There aren't enough old growth forests to make a dent in a number like that.
Problem of economic viability
The tens of thousands of megatonnes of carbon we've released over the last mere century or so had been sucked up over millions of years and sequestered over geological time.
Researchers in Alberta and Saskatchewan have been finding ways to put the carbon dioxide back underground, injecting it into exhausted oil formations or dissolving the gas in deep saline aquifers.
"I think it is fair to say that from a technical point of view [carbon capture] has been proven," says Rick Chalaturnyk an expert on the geological storage of greenhouse gases at the University of Alberta.
While in some cases CO2 has managed to escape back into the atmosphere, scientists have largely learned what works and what doesn't.
The problem, says Chalaturnyk, is that it's just not economically viable. He estimates carbon taxes would have to rise to between $50 and $100 a tonne to change that.
Scientists around the world including Abdel Sayari from the University of Ottawa are working to try to bring those costs down.
Sayari, who will be presenting his technique in Edmonton this week at the InnoTech Alberta Distinguished Lecture, uses what he calls "temperature swing adsorption," to capture carbon dioxide as it reacts on the surface of a solid substance something like an air filter.
"It reacts at a low temperature and releases at a slightly higher temperature," he says, making it much more efficient than previous techniques that trapped the CO2 in water, requiring the energy to heat all that water as well.
Duncan Kenyon, resident expert on carbon capture and storage at the pro-environment Pembina Institute, says carbon capture technology will be "essential and significant in de-carbonizing our world."
He is thrilled by recent leaps in the technology. But he disdains what he calls politically motivated spending on carbon capture as an excuse to keep on burning coal. He calls that spending a "boondoggle."

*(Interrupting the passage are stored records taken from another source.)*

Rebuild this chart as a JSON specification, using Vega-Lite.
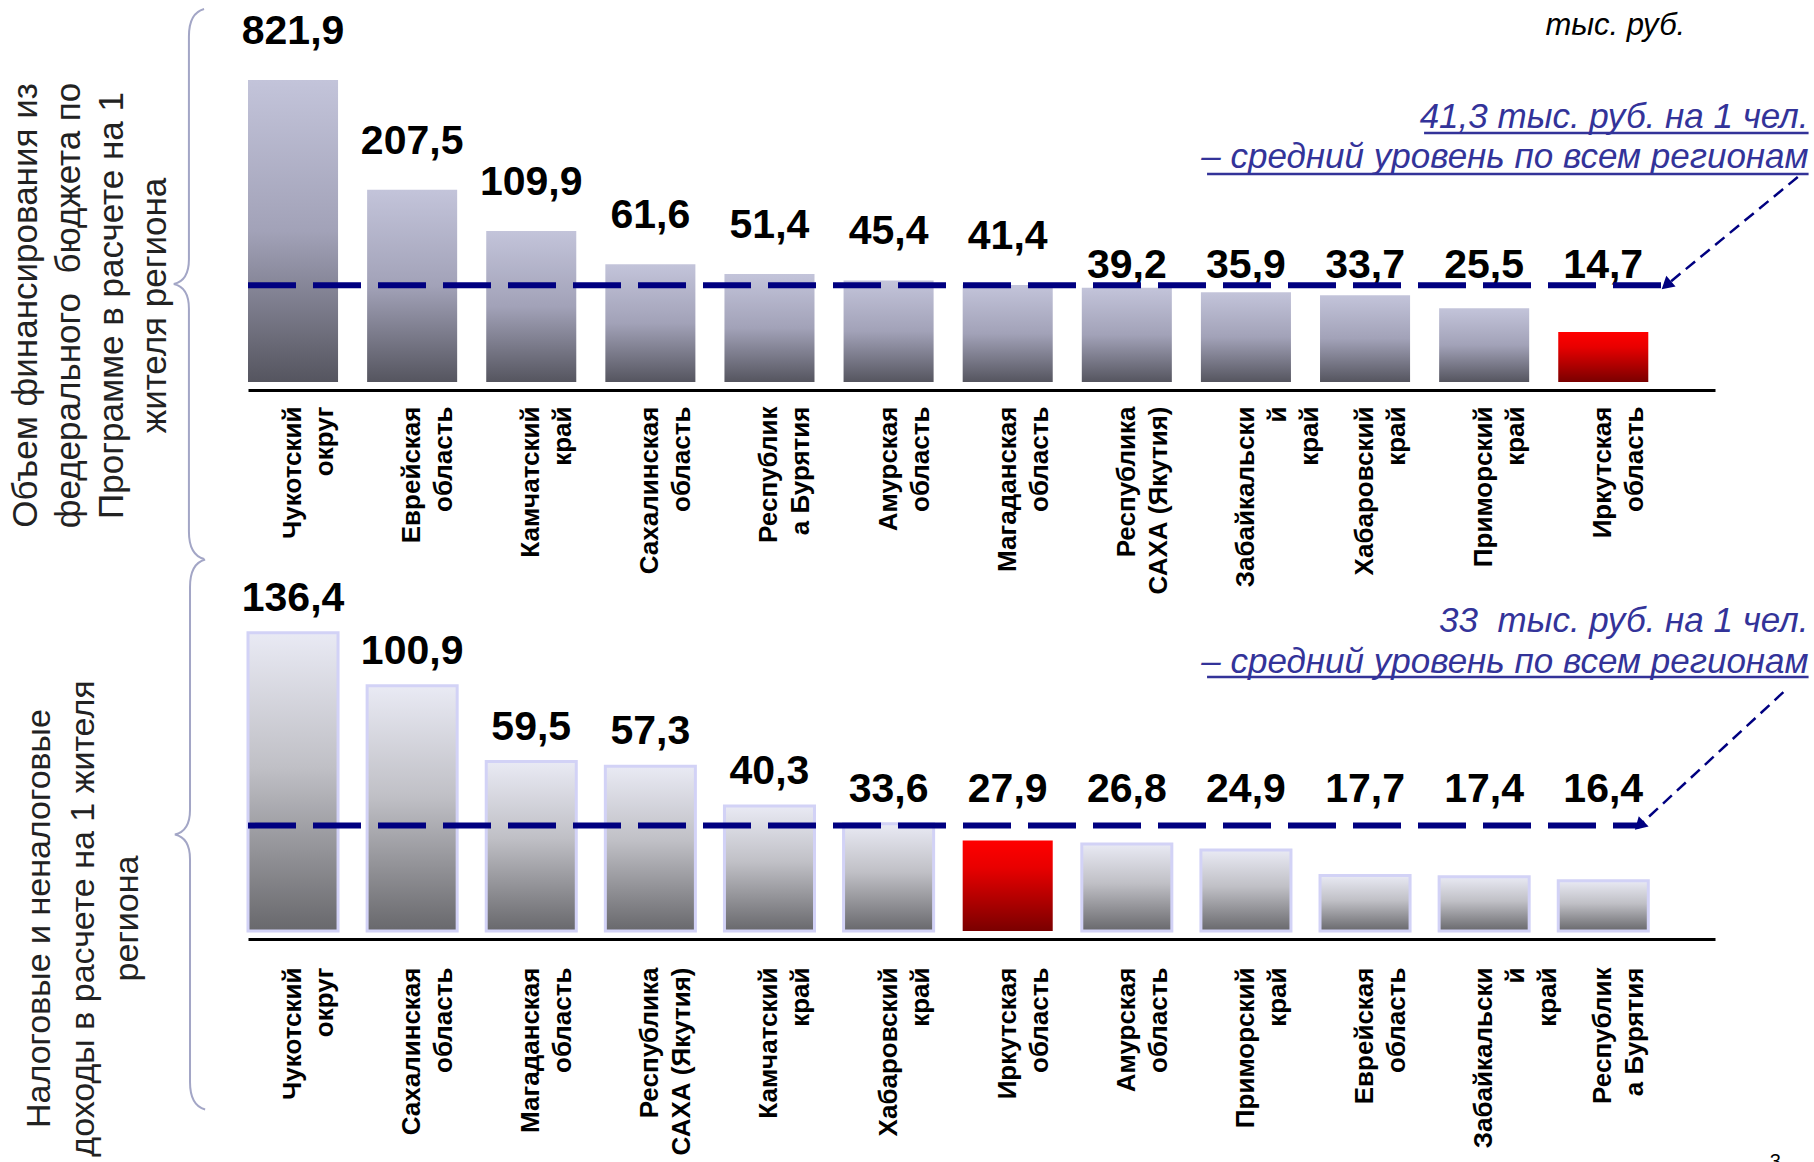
{
  "$schema": "https://vega.github.io/schema/vega-lite/v6.json",
  "background": "white",
  "padding": {"left": 7, "top": 4, "right": 5, "bottom": 5},
  "bounds": "flush",
  "spacing": 233,
  "config": {
    "view": {"stroke": null},
    "font": "Liberation Sans",
    "locale": {"number": {"decimal": ",", "thousands": " ", "grouping": [3], "currency": ["", ""]}}
  },
  "datasets": {
    "top": [
      {"region": "Чукотский округ", "value": 821.9},
      {"region": "Еврейская область", "value": 207.5},
      {"region": "Камчатский край", "value": 109.9},
      {"region": "Сахалинская область", "value": 61.6},
      {"region": "Республика Бурятия", "value": 51.4},
      {"region": "Амурская область", "value": 45.4},
      {"region": "Магаданская область", "value": 41.4},
      {"region": "Республика САХА (Якутия)", "value": 39.2},
      {"region": "Забайкальский край", "value": 35.9},
      {"region": "Хабаровский край", "value": 33.7},
      {"region": "Приморский край", "value": 25.5},
      {"region": "Иркутская область", "value": 14.7}
    ],
    "bottom": [
      {"region": "Чукотский округ", "value": 136.4},
      {"region": "Сахалинская область", "value": 100.9},
      {"region": "Магаданская область", "value": 59.5},
      {"region": "Республика САХА (Якутия)", "value": 57.3},
      {"region": "Камчатский край", "value": 40.3},
      {"region": "Хабаровский край", "value": 33.6},
      {"region": "Иркутская область", "value": 27.9},
      {"region": "Амурская область", "value": 26.8},
      {"region": "Приморский край", "value": 24.9},
      {"region": "Еврейская область", "value": 17.7},
      {"region": "Забайкальский край", "value": 17.4},
      {"region": "Республика Бурятия", "value": 16.4}
    ],
    "topAvg": [{"avg": 41.3}],
    "bottomAvg": [{"avg": 33}]
  },
  "vconcat": [
    {
      "width": 1467,
      "height": 316,
      "layer": [
        {
          "data": {"name": "top"},
          "transform": [{"filter": "datum.region !== 'Иркутская область'"}],
          "mark": {"type": "bar", "fill": {"gradient": "linear", "x1": 0, "y1": 0, "x2": 0, "y2": 1, "stops": [{"offset": 0, "color": "#c3c4da"}, {"offset": 0.5, "color": "#a2a2b8"}, {"offset": 1, "color": "#55555f"}]}},
          "encoding": {
            "x": {
              "field": "region", "type": "nominal",
              "scale": {"domain": ["Чукотский округ", "Еврейская область", "Камчатский край", "Сахалинская область", "Республика Бурятия", "Амурская область", "Магаданская область", "Республика САХА (Якутия)", "Забайкальский край", "Хабаровский край", "Приморский край", "Иркутская область"], "paddingInner": 0.244, "paddingOuter": 0.28, "align": 0},
              "axis": {"title": null, "labelAngle": 270, "labelAlign": "right", "labelBaseline": "middle", "labelFont": "Liberation Sans", "labelFontSize": 26, "labelFontWeight": "bold", "labelColor": "black", "labelLineHeight": 32, "labelPadding": 16, "labelLimit": 0, "labelOverlap": false, "labelFlush": false, "ticks": false, "domainColor": "black", "domainWidth": 3, "offset": 8,
                "labelExpr": "datum.value == 'Республика Бурятия' ? ['Республик', 'а Бурятия'] : datum.value == 'Забайкальский край' ? ['Забайкальски', 'й', 'край'] : datum.value == 'Республика САХА (Якутия)' ? ['Республика', 'САХА (Якутия)'] : split(datum.value, ' ')"}
            },
            "y": {
              "field": "value", "type": "quantitative",
              "scale": {"type": "pow", "exponent": 0.2, "domain": [3.6, 955.5], "nice": false, "zero": false},
              "axis": {"title": ["Объем финансирования из", "федерального\u00a0 бюджета по", "Программе в расчете на 1", "жителя региона"], "domain": false, "ticks": false, "labels": false, "grid": false, "titleAngle": 270, "titleX": -240, "titleY": 239, "titleAlign": "center", "titleBaseline": "top", "titleFontSize": 35, "titleFontWeight": "normal", "titleColor": "#222222", "titleLineHeight": 43, "titleFont": "Liberation Sans"}
            },
            "y2": {"datum": 3.6}
          }
        },
        {
          "data": {"name": "top"},
          "transform": [{"filter": "datum.region === 'Иркутская область'"}],
          "mark": {"type": "bar", "fill": {"gradient": "linear", "x1": 0, "y1": 0, "x2": 0, "y2": 1, "stops": [{"offset": 0, "color": "#ff0000"}, {"offset": 0.3, "color": "#e80000"}, {"offset": 1, "color": "#7a0000"}]}},
          "encoding": {"x": {"field": "region", "type": "nominal"}, "y": {"field": "value", "type": "quantitative"}, "y2": {"datum": 3.6}}
        },
        {
          "data": {"name": "top"},
          "transform": [{"filter": "datum.value >= 41.3"}],
          "mark": {"type": "text", "fontSize": 41, "fontWeight": "bold", "baseline": "alphabetic", "dy": -36, "color": "black", "font": "Liberation Sans"},
          "encoding": {"x": {"field": "region", "type": "nominal"}, "y": {"field": "value", "type": "quantitative"}, "text": {"field": "value", "type": "quantitative", "format": ".1f"}}
        },
        {
          "data": {"name": "top"},
          "transform": [{"filter": "datum.value < 41.3"}],
          "mark": {"type": "text", "fontSize": 41, "fontWeight": "bold", "baseline": "alphabetic", "dy": -7, "color": "black", "font": "Liberation Sans"},
          "encoding": {"x": {"field": "region", "type": "nominal"}, "y": {"datum": 41.3}, "text": {"field": "value", "type": "quantitative", "format": ".1f"}}
        },
        {
          "data": {"name": "topAvg"},
          "mark": {"type": "rule", "color": "#000080", "strokeWidth": 6, "strokeDash": [48, 17]},
          "encoding": {"x": {"datum": "Чукотский округ", "bandPosition": 0}, "x2": {"datum": "Иркутская область", "bandPosition": 1.2}, "y": {"field": "avg", "type": "quantitative"}}
        },
        {
          "data": {"values": [{}]},
          "mark": {"type": "rule", "color": "#000080", "strokeWidth": 2.5, "strokeDash": [12, 7]},
          "encoding": {"x": {"datum": "Иркутская область", "bandPosition": 2.66}, "y": {"datum": 248.4}, "x2": {"datum": "Иркутская область", "bandPosition": 1.2}, "y2": {"datum": 41.3}}
        },
        {
          "data": {"values": [{}]},
          "mark": {"type": "point", "shape": "triangle-up", "filled": true, "color": "#000080", "size": 200, "angle": 229, "opacity": 1},
          "encoding": {"x": {"datum": "Иркутская область", "bandPosition": 1.2}, "y": {"datum": 41.3}}
        },
        {
          "data": {"values": [{}]},
          "mark": {"type": "text", "align": "right", "baseline": "alphabetic", "fontSize": 35, "fontStyle": "italic", "color": "#333399", "lineHeight": 40, "font": "Liberation Sans"},
          "encoding": {"x": {"datum": "Иркутская область", "bandPosition": 2.78}, "y": {"datum": 471.1}, "text": {"value": ["41,3 тыс. руб. на 1 чел.", "– средний уровень по всем регионам"]}}
        },
        {
          "data": {"values": [{}]},
          "mark": {"type": "rule", "color": "#333399", "strokeWidth": 2.5},
          "encoding": {"x": {"datum": "Иркутская область", "bandPosition": -1.49}, "x2": {"datum": "Иркутская область", "bandPosition": 2.78}, "y": {"datum": 442.9}}
        },
        {
          "data": {"values": [{}]},
          "mark": {"type": "rule", "color": "#333399", "strokeWidth": 2.5},
          "encoding": {"x": {"datum": "Иркутская область", "bandPosition": -3.9}, "x2": {"datum": "Иркутская область", "bandPosition": 2.78}, "y": {"datum": 259}}
        },
        {
          "data": {"values": [{}]},
          "mark": {"type": "text", "align": "right", "baseline": "alphabetic", "fontSize": 31, "fontStyle": "italic", "color": "black", "font": "Liberation Sans"},
          "encoding": {"x": {"datum": "Иркутская область", "bandPosition": 1.41}, "y": {"datum": 1315.4}, "text": {"value": "тыс. руб."}}
        },
        {
          "data": {"values": [{}]},
          "mark": {"type": "point", "shape": "M0.055,-1Q0,-0.985 0,-0.9L0,-0.09Q0,-0.012 -0.055,0Q0,0.012 0,0.09L0,0.9Q0,0.985 0.055,1", "filled": false, "stroke": "#a3a6c6", "strokeWidth": 2, "size": 302500, "opacity": 1},
          "encoding": {"x": {"datum": "Чукотский округ", "bandPosition": -0.656}, "y": {"datum": 42.3}}
        }
      ]
    },
    {
      "width": 1467,
      "height": 316,
      "layer": [
        {
          "data": {"name": "bottom"},
          "transform": [{"filter": "datum.region !== 'Иркутская область'"}],
          "mark": {"type": "bar", "stroke": "#d2d2f6", "strokeWidth": 3, "fill": {"gradient": "linear", "x1": 0, "y1": 0, "x2": 0, "y2": 1, "stops": [{"offset": 0, "color": "#e9eaf4"}, {"offset": 0.45, "color": "#c0c0c6"}, {"offset": 1, "color": "#68686c"}]}},
          "encoding": {
            "x": {
              "field": "region", "type": "nominal",
              "scale": {"domain": ["Чукотский округ", "Сахалинская область", "Магаданская область", "Республика САХА (Якутия)", "Камчатский край", "Хабаровский край", "Иркутская область", "Амурская область", "Приморский край", "Еврейская область", "Забайкальский край", "Республика Бурятия"], "paddingInner": 0.244, "paddingOuter": 0.28, "align": 0},
              "axis": {"title": null, "labelAngle": 270, "labelAlign": "right", "labelBaseline": "middle", "labelFont": "Liberation Sans", "labelFontSize": 26, "labelFontWeight": "bold", "labelColor": "black", "labelLineHeight": 32, "labelPadding": 28, "labelLimit": 0, "labelOverlap": false, "labelFlush": false, "ticks": false, "domainColor": "black", "domainWidth": 3, "offset": 8,
                "labelExpr": "datum.value == 'Республика Бурятия' ? ['Республик', 'а Бурятия'] : datum.value == 'Забайкальский край' ? ['Забайкальски', 'й', 'край'] : datum.value == 'Республика САХА (Якутия)' ? ['Республика', 'САХА (Якутия)'] : split(datum.value, ' ')"}
            },
            "y": {
              "field": "value", "type": "quantitative",
              "scale": {"type": "sqrt", "domain": [6.25, 149.4], "nice": false, "zero": false},
              "axis": {"title": ["Налоговые и неналоговые", "доходы в расчете на 1 жителя", "региона"], "domain": false, "ticks": false, "labels": false, "grid": false, "titleAngle": 270, "titleX": -226, "titleY": 303, "titleAlign": "center", "titleBaseline": "top", "titleFontSize": 34, "titleFontWeight": "normal", "titleColor": "#222222", "titleLineHeight": 44, "titleFont": "Liberation Sans"}
            },
            "y2": {"datum": 6.25}
          }
        },
        {
          "data": {"name": "bottom"},
          "transform": [{"filter": "datum.region === 'Иркутская область'"}],
          "mark": {"type": "bar", "fill": {"gradient": "linear", "x1": 0, "y1": 0, "x2": 0, "y2": 1, "stops": [{"offset": 0, "color": "#ff0000"}, {"offset": 0.3, "color": "#e80000"}, {"offset": 1, "color": "#7a0000"}]}},
          "encoding": {"x": {"field": "region", "type": "nominal"}, "y": {"field": "value", "type": "quantitative"}, "y2": {"datum": 6.25}}
        },
        {
          "data": {"name": "bottom"},
          "transform": [{"filter": "datum.value >= 33"}],
          "mark": {"type": "text", "fontSize": 41, "fontWeight": "bold", "baseline": "alphabetic", "dy": -22, "color": "black", "font": "Liberation Sans"},
          "encoding": {"x": {"field": "region", "type": "nominal"}, "y": {"field": "value", "type": "quantitative"}, "text": {"field": "value", "type": "quantitative", "format": ".1f"}}
        },
        {
          "data": {"name": "bottom"},
          "transform": [{"filter": "datum.value < 33"}],
          "mark": {"type": "text", "fontSize": 41, "fontWeight": "bold", "baseline": "alphabetic", "dy": -24, "color": "black", "font": "Liberation Sans"},
          "encoding": {"x": {"field": "region", "type": "nominal"}, "y": {"datum": 33}, "text": {"field": "value", "type": "quantitative", "format": ".1f"}}
        },
        {
          "data": {"name": "bottomAvg"},
          "mark": {"type": "rule", "color": "#000080", "strokeWidth": 6, "strokeDash": [48, 17]},
          "encoding": {"x": {"datum": "Чукотский округ", "bandPosition": 0}, "x2": {"datum": "Республика Бурятия", "bandPosition": 0.9}, "y": {"field": "avg", "type": "quantitative"}}
        },
        {
          "data": {"values": [{}]},
          "mark": {"type": "rule", "color": "#000080", "strokeWidth": 2.5, "strokeDash": [12, 7]},
          "encoding": {"x": {"datum": "Республика Бурятия", "bandPosition": 2.5}, "y": {"datum": 97}, "x2": {"datum": "Республика Бурятия", "bandPosition": 0.9}, "y2": {"datum": 33}}
        },
        {
          "data": {"values": [{}]},
          "mark": {"type": "point", "shape": "triangle-up", "filled": true, "color": "#000080", "size": 200, "angle": 226, "opacity": 1},
          "encoding": {"x": {"datum": "Республика Бурятия", "bandPosition": 0.9}, "y": {"datum": 33}}
        },
        {
          "data": {"values": [{}]},
          "mark": {"type": "text", "align": "right", "baseline": "alphabetic", "fontSize": 35, "fontStyle": "italic", "color": "#333399", "lineHeight": 41, "font": "Liberation Sans"},
          "encoding": {"x": {"datum": "Республика Бурятия", "bandPosition": 2.78}, "y": {"datum": 136.9}, "text": {"value": ["33\u00a0 тыс. руб. на 1 чел.", "– средний уровень по всем регионам"]}}
        },
        {
          "data": {"values": [{}]},
          "mark": {"type": "rule", "color": "#333399", "strokeWidth": 2.5},
          "encoding": {"x": {"datum": "Республика Бурятия", "bandPosition": -3.9}, "x2": {"datum": "Республика Бурятия", "bandPosition": 2.78}, "y": {"datum": 106.4}}
        },
        {
          "data": {"values": [{}]},
          "mark": {"type": "text", "align": "center", "baseline": "alphabetic", "fontSize": 20, "color": "black", "font": "Liberation Sans"},
          "encoding": {"x": {"datum": "Республика Бурятия", "bandPosition": 2.41}, "y": {"datum": -22.97}, "text": {"value": "3"}}
        },
        {
          "data": {"values": [{}]},
          "mark": {"type": "point", "shape": "M0.055,-1Q0,-0.985 0,-0.9L0,-0.09Q0,-0.012 -0.055,0Q0,0.012 0,0.09L0,0.9Q0,0.985 0.055,1", "filled": false, "stroke": "#a3a6c6", "strokeWidth": 2, "size": 302500, "opacity": 1},
          "encoding": {"x": {"datum": "Чукотский округ", "bandPosition": -0.644}, "y": {"datum": 29.9}}
        }
      ]
    }
  ]
}
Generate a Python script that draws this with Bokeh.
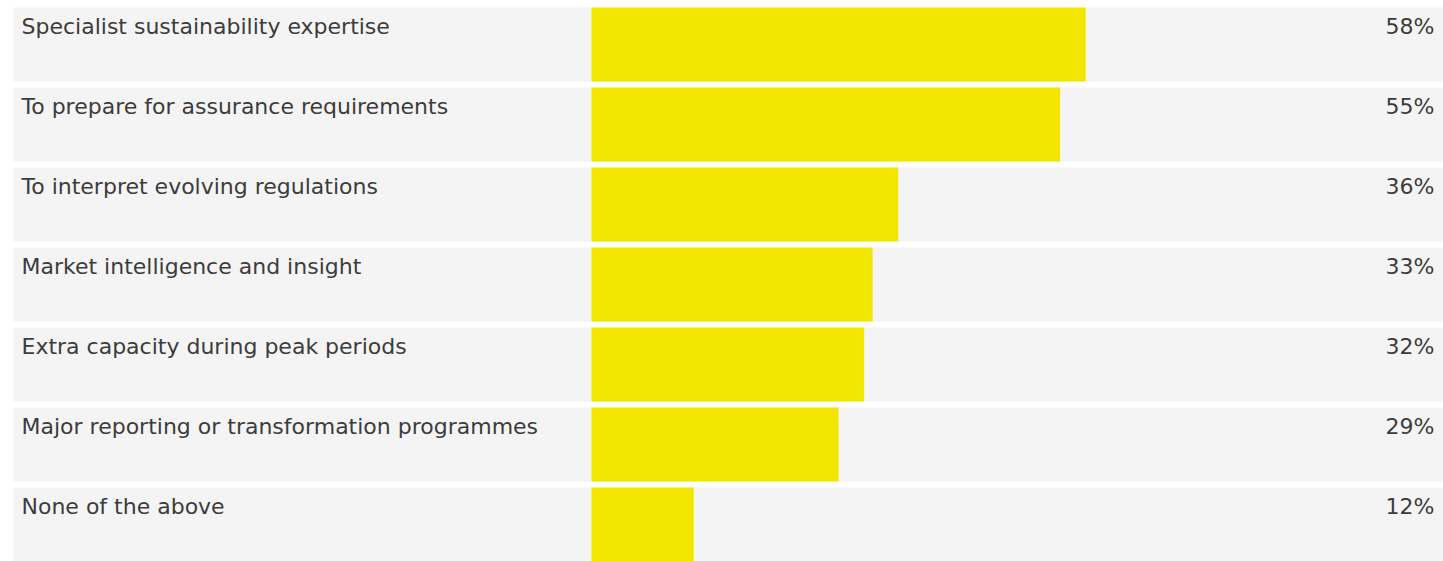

"We have already way more cost-effective options for producing [low carbon] electricity," says Kenyon.
Although rising carbon prices will make wind and solar increasingly competitive, and technology such as electric or hydrogen cars will allow us to cut back on our use of oil, there are some processes where so far, fossil fuels are indispensable.
Heating rock to make concrete is estimated to produce about five per cent of all the carbon dioxide humans release. So far we have no practical alternative, says Kenyon. Fertilizer production to feed the hungry is also a place where carbon capture and storage will be essential, he says.
As technology brings costs down, and carbon taxes push the cost of greenhouse gases up, the research by governments and fossil fuel companies on carbon capture and storage could begin to pay off. But it's hard to imagine it will ever be cheap enough to allow us to keep producing the amounts of carbon we are generating today.